“Tecumseh’s Ghost” and Gregg’s reading of history

Allan Gregg’s essay on “Tecumseh’s Ghost” has been making the rounds over the various social media and traditional media platforms today to mark the 200th anniversary of Tecumseh’s death during the War of 1812. It’s a worthwhile project, and an interesting read that I would heartily encourage everyone to do. But in the end, I found it to be rather unsatisfying for a number of reasons.

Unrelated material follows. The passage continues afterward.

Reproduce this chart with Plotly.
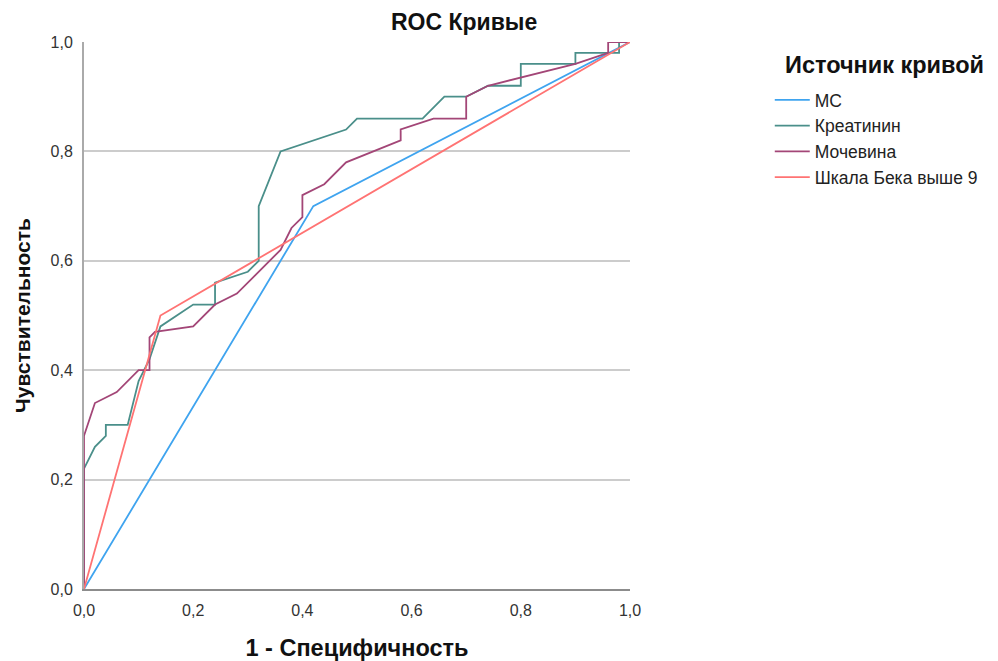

The first half of the essay is about the history of Tecumseh, and the role he played in the War of 1812. While Tecumseh has been appropriated by much of the Canadian government’s propaganda campaign around the War of 1812, in which Gregg calls out the fact that Tecumseh has been recast as “Laura Secord with a feather,” he does provide a fairly good overview. I was familiar with much of that history, having recently read Alan Taylor’s The Civil War of 1812, which was a fairly comprehensive understanding of the issues at play. Taylor goes into more detail about the way in which constructions of race played into the War of 1812, but Gregg provides a good overview. Where he starts to drift, however, is during the peace negotiations at the end of the war. While Gregg is right to call out the lack of interest in maintaining the relations with the First Nations on the British side, he ignores the fact that the Canadian delegates felt equally betrayed by the outcome because they had staked their own personal honour on fulfilling their promises. It also ignores the broader geopolitical concerns that Britain had, which prompted them to press for a quick settlement with the Americans, even though they could probably have carried on the war another year and crushed the Americans, who were by that point bankrupt and still only just learning how to mount an effective fighting force.

Where Gregg really lost me was in the second half with an unsubtle and rather coloured recounting of the history of the First Nations relations post-Confederation, which was written in a rushed and ham-fisted manner that casts the Canadian government as unrepentant villains, a bunch of moustache-twirlers with John A. Macdonald at the fore, all of them allegedly no better than the American presidents who authorised outright slaughter. Having read Richard Gwyn’s two-volume biography on Macdonald, plus a number of excellent journalistic pieces on the history of the treaties of Northern Ontario that were written at the height of Idle No More fervour early in the year, I have to say that Gregg’s reading of history is dubious at best.

For one, Gregg homogenises the various First Nations in Canada, and treats their relations as the same, which was not the case. Those First Nations in Eastern and Central Canada had a long history with the settler populations, and there tended to be greater degrees of respect afforded to them, whereas the Plains Indian populations were a different story. The violence of the Northwest Rebellion turned most Eastern Canadians against that Aboriginal population in a way that they hadn’t with their more local First Nations. Gregg entirely ignores the crisis that erupted with the collapse of the buffalo populations that had sustained those First Nations and Métis and was decimated by their own wasteful overhunting, and how the resulting cultural collapse posed an outright philosophical challenge to a government that did not provide social welfare to its own people, let alone the indigenous populations that required food aid. (Remember, charity was the domain of the church, not the government at this point in history). And while, the government made a great many mistakes, Gwyn’s reading of Macdonald’s history doesn’t show the kind of malice that Gregg would otherwise suggest existed. In another case, efforts were made with some First Nations to provide them with the kinds of lands and territories to continue their traditional lifestyles, especially in places like Northern Ontario, but that practice broke down much later when permanent settlements began to replace a nomadic existence, and more problems arose from that cultural change. The issue of the Métis was yet another kettle of fish, when they had been granted land after the Red River uprising, only to see them sell that land and head further west, where they again demanded more land during the Northwest Rebellion. (This is no doubt part of why there are prohibitions against private property in the Indian Act – to prevent this same pattern of land being sold off cheaply that Macdonald had witnessed post-Red River). All of this context Gregg completely sweeps away.

The “Tecumseh’s Ghost” essay is a worthwhile project for trying to re-open that dialogue between Aboriginal and non-Aboriginal Canadians, but Gregg’s own lack of historical awareness undermines his own argument. Yes, we need to recognise our differing world views, and come to a better perspective on our shared histories. But Gregg’s own reading only serves to complicate that history by trying to enforce a binary when there was a much more nuanced history at play, and that those nuances are where better bridges and understanding can be built.